Andrea Brock – Rome at its Core: A New History of Early Rome and its Republic

Visualization of Rome’s central riverbank and archaic river harbor temple at the foot of the Capitoline Hill in 560 BCE
This is the first in a series of five lectures on Material Environments, hosted jointly by the American Academy in Rome and the British School at Rome over the academic year 2025-2026. Through five evening lectures, speakers will present new research on environments of ancient and post-Classical Rome and Italy. Changing technologies of research provide new answers to questions about the experience and effect of landscape and climate. These lectures showcase the ways in which environmental considerations recast our study of the past.
The details of Rome’s earliest development have long been relegated to the realm of myth, assumption, or untested hypothesis. Although a focus of antiquarian attention for well more than two millennia, these histories (both ancient and modern) of Rome’s beginnings have necessarily been built on a fragmentary collection of multifarious evidence.
This lecture capitalizes on recent discoveries from a geoarchaeological coring survey of Rome’s central riverbank to offer a new account of the city’s beginnings as a river-reliant community. The Tiber River has long been understood as an important feature in Rome’s early development; indeed, the ancients themselves recognized this fact. But the detail and chronological resolution of new environmental evidence—when combined with the rich corpus of archaeological evidence produced in recent decades and a critical approach to the later literary record—opens exciting research pathways into prehistoric Rome.

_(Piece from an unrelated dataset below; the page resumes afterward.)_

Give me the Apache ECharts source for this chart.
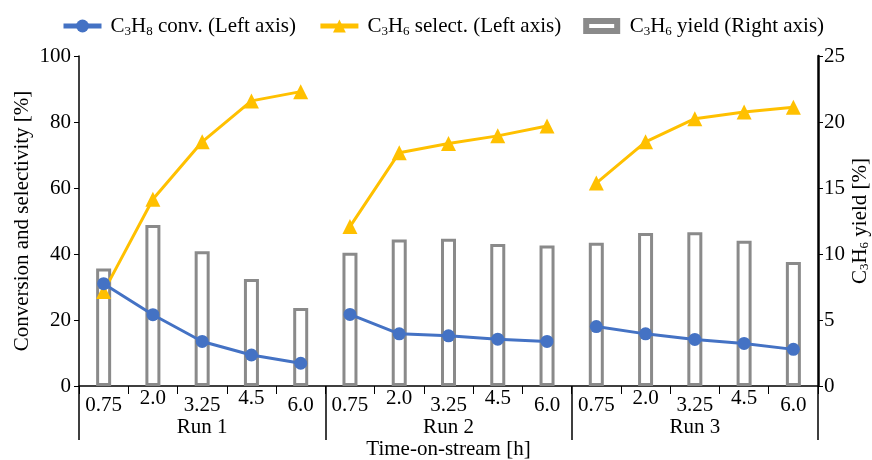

Brock argues that archaic building activities at Rome and across the broader region triggered large-scale changes in Rome’s central river valley in the late sixth century BCE. Rapid sedimentation and escalating floods jeopardized pre-established socio-economic structures in Rome’s lowland and created sudden, acute pressures on the nascent community. The maintenance of public spaces and river-related opportunities in the face of changing conditions required increasing levels of collective action. This imperative spurred an expansion of state-level structures with the capacity to ensure enduring management of the landscape and continued exploitation of the river valley. In this way, the environment is a potent and previously underappreciated factor in the origins of Rome’s res publica.
Andrea Brock is Lecturer in Archaeology and Ancient History in the School of Classics at the University of St Andrews.